Он своеобразно умел прервать пустое словопрение, когда собеседник пытался переубедить его, задавая, в сущности, один и тот же вопрос в разных вариациях. Попадая в такие ситуации, я иногда слышал:

— Вы меня спросили я вам ответил.

А за этим как бы стояло:

— Придумайте новые аргументы, но не повторяйте раз за разом одно и то же.

Однажды на кафедре я застал его за тем, что он старательно отделял от конвертов марки. Заметив мой взгляд, он охотно объяснил:

— А!.. Это письма из Африки. Они пишут всякие глупости, но вот марки у них очень интересные!

При этом глаза у него излучали детское любопытство.

— Хорошо бы организовать институт фольклора со своим изданием, сказал я.

— Это было бы совершенно бесполезно, — ответил Владимир Яковлевич. — Лучше разнообразие, заинтересованное творчество ученых-одиночек и энтузиастов, которые не обузданы организацией. Практически она бывает чаще вредной.

— Если бы я не был филологом, я охотно занялся бы ботаникой, вопросами систематизации. Это такая увлекательная область! — услышал как-то от него.

Во время другой встречи у него неожиданно вырвалось:

— Как хорошо было бы стать ночным сторожем. Независимость, и столько времени для размышления, когда никто не мешает.

 

О ЛИТЕРАТУРЕ И ИСКУССТВЕ

 

 Не соглашается, когда я с восторгом говорю о писателях времен его молодости.

— Нет, — говорит, — вот у одного из них есть такая сцена: хозяин выходит во двор, а следом за ним идет собака, чтобы подъесть, когда его вытошнит. Нет, для меня есть другая литература. У Пушкина:

И тихо край земли светлеет.

Сколько за этим стоит. Это так много! 

— А вот вы еще скажите, — продолжает, — что вы видите в словах:

Мой дядя самых честных правил?

—  Пожалуй, ничего сверх того, что сказано словами.

— А для моего поколения это целый мир!

И было видно, что ни мне, ни моим сверстникам этого не расскажешь, потому что для нас все это останется на уровне слов. Мы из другого мира.

Кого он любил безо всяких оговорок и о ком находил свои неповторимые слова и интонации, был А.П. Чехов.

  — Как мог этот почти мальчик так почувствовать психологию старого профессора в «Скучной истории», — высказался он однажды о чем-то глубоко личном.

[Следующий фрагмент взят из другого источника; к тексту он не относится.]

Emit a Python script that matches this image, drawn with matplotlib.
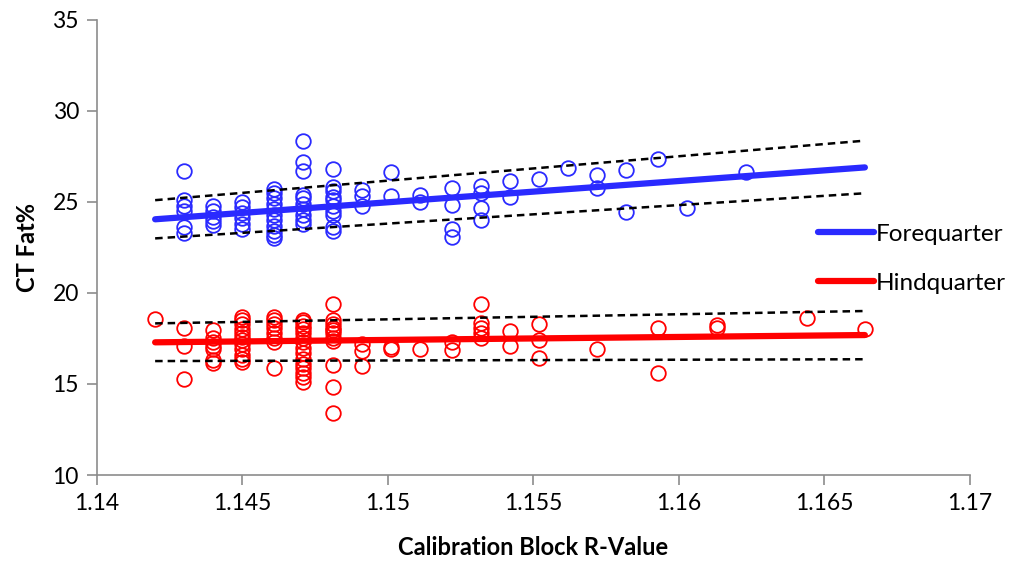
import numpy as np
import matplotlib
matplotlib.use('Agg')
import matplotlib.pyplot as plt

plt.rcParams['font.family'] = ['Lato', 'DejaVu Sans']

# Forequarter: R-value columns and CT fat% values in each column
fore_cols = [1.1430, 1.1440, 1.1450, 1.1461, 1.1471, 1.1481, 1.1491, 1.1501, 1.1511, 1.1522,
             1.1532, 1.1542, 1.1552, 1.1562, 1.1572, 1.1582, 1.1593, 1.1603, 1.1623]
fore_vals = [
    [26.7, 25.1, 24.8, 24.5, 23.6, 23.3],
    [24.8, 24.5, 24.2, 23.95, 23.75],
    [25.0, 24.7, 24.4, 24.1, 23.8, 23.5],
    [25.7, 25.5, 25.2, 24.9, 24.6, 24.3, 24.0, 23.7, 23.4, 23.2, 23.0],
    [28.35, 27.2, 26.7, 25.4, 25.2, 24.9, 24.6, 24.3, 24.0, 23.8],
    [26.8, 25.8, 25.6, 25.3, 25.1, 24.8, 24.5, 24.3, 23.6, 23.4],
    [25.65, 25.35, 24.8],
    [26.65, 25.35],
    [25.4, 25.0],
    [25.75, 24.85, 23.5, 23.05],
    [25.9, 25.5, 24.65, 24.0],
    [26.15, 25.3],
    [26.25],
    [26.85],
    [26.5, 25.75],
    [26.75, 24.45],
    [27.35],
    [24.65],
    [26.65],
]

# Hindquarter
hind_cols = [1.1420, 1.1430, 1.1440, 1.1450, 1.1461, 1.1471, 1.1481, 1.1491, 1.1501, 1.1511,
             1.1522, 1.1532, 1.1542, 1.1552, 1.1572, 1.1593, 1.1613, 1.1644, 1.1664]
hind_vals = [
    [18.55],
    [18.1, 17.1, 15.3],
    [17.95, 17.55, 17.3, 17.1, 16.95, 16.3, 16.15],
    [18.7, 18.5, 18.3, 18.0, 17.8, 17.6, 17.4, 17.2, 16.9, 16.6, 16.4, 16.2],
    [18.7, 18.5, 18.3, 18.05, 17.8, 17.5, 17.3, 15.9],
    [18.5, 18.4, 18.2, 18.0, 17.8, 17.5, 17.3, 17.0, 16.7, 16.4, 16.1, 15.9, 15.6, 15.4, 15.1],
    [19.4, 18.5, 18.3, 18.1, 17.95, 17.8, 17.5, 17.35, 16.05, 14.85, 13.4],
    [17.2, 16.8, 16.0],
    [17.05, 16.95],
    [16.9],
    [17.3, 16.85],
    [19.4, 18.35, 18.05, 17.8, 17.5],
    [17.9, 17.1],
    [18.3, 17.4, 16.45],
    [16.9],
    [18.05, 15.6],
    [18.25, 18.05],
    [18.6],
    [18.0],
]

# regression lines and bands (endpoints)
line_x = [1.1420, 1.1664]
fore_fit = [24.05, 26.9]
fore_hi = [25.1, 28.37]
fore_lo = [23.0, 25.48]
hind_fit = [17.29, 17.69]
hind_hi = [18.33, 19.01]
hind_lo = [16.26, 16.36]

blue = '#2a2aff'
red = '#ff0000'
grey = '#8c8c8c'

fig = plt.figure(figsize=(10.1, 5.63), dpi=100)
ax = fig.add_axes([0.096, 0.1563, 0.864, 0.8082])

fx = [c for c, v in zip(fore_cols, fore_vals) for _ in v]
fy = [y for v in fore_vals for y in v]
hx = [c for c, v in zip(hind_cols, hind_vals) for _ in v]
hy = [y for v in hind_vals for y in v]

ax.plot(fx, fy, 'o', mfc='none', mec=blue, ms=10.5, mew=1.3, zorder=3)
ax.plot(hx, hy, 'o', mfc='none', mec=red, ms=10.5, mew=1.3, zorder=3)

for band in (fore_hi, fore_lo, hind_hi, hind_lo):
    ax.plot(line_x, band, '--', color='black', lw=1.8, dashes=(3, 2), zorder=4)

l1, = ax.plot(line_x, fore_fit, color=blue, lw=4.5, solid_capstyle='round', zorder=5)
l2, = ax.plot(line_x, hind_fit, color=red, lw=4.5, solid_capstyle='round', zorder=5)

ax.set_xlim(1.14, 1.17)
ax.set_ylim(10, 35)
ax.set_xticks(np.arange(1.14, 1.1701, 0.005))
ax.set_xticklabels(['1.14', '1.145', '1.15', '1.155', '1.16', '1.165', '1.17'])
ax.set_yticks(range(10, 36, 5))

for s in ['top', 'right']:
    ax.spines[s].set_visible(False)
for s in ['left', 'bottom']:
    ax.spines[s].set_color(grey)
    ax.spines[s].set_linewidth(1.2)
ax.tick_params(direction='out', length=7, width=1.2, color=grey, labelsize=16.5, pad=6)

ax.set_xlabel('Calibration Block R-Value', fontsize=17, fontweight='bold', labelpad=16)
ax.set_ylabel('CT Fat%', fontsize=17, fontweight='bold', labelpad=10)

fig.legend([l1, l2], ['Forequarter', 'Hindquarter'], loc='upper left',
           bbox_to_anchor=(0.788, 0.641), frameon=False, fontsize=17.5,
           handlelength=2.3, handletextpad=0.1, labelspacing=1.15)

fig.savefig('out.png', dpi=100)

Его благоговейное отношение к Гете хорошо известно, но мы не очень хорошо знаем, как он вообще переживал наследие европейской классической культуры. Иногда это неожиданно прорывалось. На семинаре он однажды по какому-то конкретному поводу сказал:

— Туг перед нами идея универсального человека, величайшая идея.

И оборвал себя, не продолжая.

Прервав консультацию, садится за домашнее пианино:

— Я хочу вам сыграть Шуберта. Вы услышите, что я нашел и понял в этой вещи.

Сам он готов был увидеть значительное где угодно, снобизма не терпел ни в каком виде, вдумчивость и смелость доверять себе в суждениях притягивала к нему многих.

Но за всеми его суждениями чувствовалась впитанная с детства общеевропейская и русская народная культура. Включив разговор о М. Врубеле в свой спецсеминар о сказке, он прочитал о нем целую лекцию. Это были не вполне привычные оценка и взгляд. Говорил современник о своем старшем современнике, аудитория почувствовала это. Одна из тогдашних аспиранток, ныне известный литературовед, тут же записала мне в тетрадь наше общее впечатление от услышанного: «С тех пор как нас отторгли от всяких традиций и пр., люди, как Пропп, — чудо». Шел 1966 год.

 

ОБ ИНОСТРАННЫХ ЯЗЫКАХ

 

— Когда я писал «Исторические корни волшебной сказки», — рассказал он, —мне приходилось читать на 11 языках. Это не значит, что я смог бы поговорить с голландским матросом, но работу на его языке прочитал бы.

Как-то я сказал, что занимаюсь немецким.

— Очень хорошо! — живо отозвался он. — Тут я что-то понимаю и мог бы помочь.

Много лет спустя мне все вспоминалась эта фраза. Что он имел в виду? Он что, сомневался в том, что в фольклоре что-то понимает? Теперь мне наконец стало совершенно ясно, что он подразумевал, говоря так. Не знаю только, есть ли у меня самого что-то, в чем я по-настоящему мог бы помочь другому.

 

О ПРИРОДЕ

 

Об одной пышной литературной даче сталинских времен в Комарове опальный Б. М. Эйхенбаум, говорят, заметил:

— Ампир во время чумы!

У Владимира Яковлевича дачи не было, он снимал на лето одну-две комнаты у хозяйки на Финском заливе. Мы с женой приехали к нему и вместе прогуливались по песчаным дорожкам среди сосен и заросших кустарником дюн. Чуть шумел залив, тогда еще чистый. Проглядывал песчаный берег, пахло хвоей, водяной пеной и, если пофантазировать, чем-то вроде лесного меда.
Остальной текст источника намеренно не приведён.